20100422

Legal dress code.

After a couple trial runs at city level, Belgium is about to pass a law forbidding the public display of full-head veil in public spaces, and Frogland is next in line — according to the local ruling clique.

What strikes me as fairly dumb in both cases is the pretense under which such laws are pushed through, namely under the guise of protecting women and their humane dignity from oppressive traditions, when it's plain as day the real target here is militant Islam, perceived by some in both countries as a mounting peril for the local culture, and that rubs me the wrong way, as a matter of principle.

See, I'm a sucker for consistency, in game design or in public affairs, and despite my personal understanding of religion as a mental disorder, I can live with the fact constitutionally secular countries such as France or Belgium recognize freedom of faith, and even their endorsing religions to an extent, as long as it's under a principle of equal treatment.

And that's where I see some issues with the dress code laws…
  • Not all Muslim women routinely wear a face-covering veil, but almost all women who wear those (and insist on not removing it in public places) happen to be Muslim. As such, these laws  effectively target and punish people on the basis of their religious affiliation, which both in Belgium and France should be impossible under their respective constitutions.

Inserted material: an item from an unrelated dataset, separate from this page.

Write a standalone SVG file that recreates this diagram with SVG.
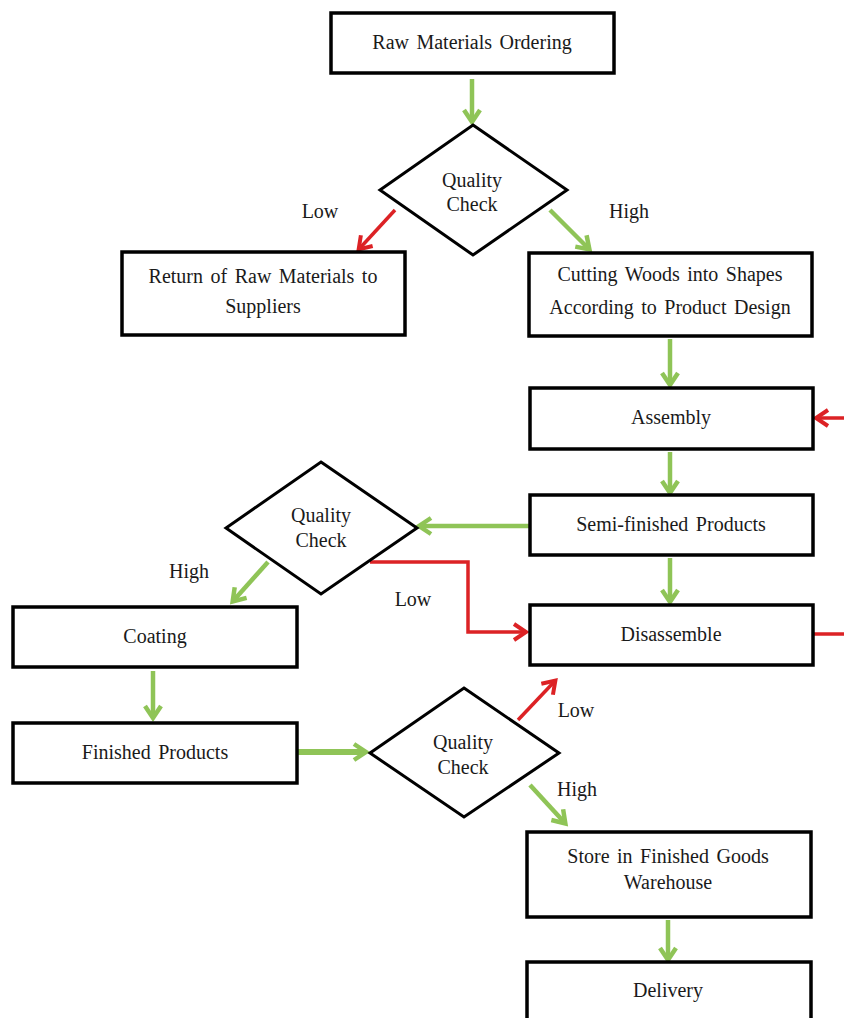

  • The second argument is public safety, as in wearing a face-covering dress allows one to conceal his or her identity in public and therefore could be instrumental in the perpetration of criminal offenses, encouraged by the increased odds of getting away with it. This may have held at least shallow water, if not for the fact campaigning for those laws clearly revolved around the Muslim veil as topical item, so it's a serious case of 'too little, too late'.
     
  • The third point, the one the French supporters of this bill plan to hammer on to get it passed into law is the preservation of 'humane dignity' on behalf of the poor, oppressed burqa-girls (although what you mostly — and seldom — see in France is simple niqāb), and this angle qualifies as Broken, For Real™.  This last one warrants a bit of elaborating…
The 'humanist' argument hinges on the assumption women don't choose to wear a niqāb and are — explicitely or implicitly — coerced in doing so by mysoginistic and machist traditions imposed upon them by men in their families and communities. Furthermore, it posits forbidding the cloth will liberate these women and allow them to connect in a 'normal' way with society and with their inner feminist self, thus sapping the foothold Islamic bigots have gained in our precious secular democracies.


Right. This is going to end well, I'm sure.

  • If niqāb-wearing women are indeed victimized by their community and can't stand up to the pressure they're under to dress as told, they aren't guilty of anything and shouldn't be punished for it. Good luck finding a way to establish causality and fine the husband because of the wife's dress code — although this would probably be more effective and could be good fun. Fail.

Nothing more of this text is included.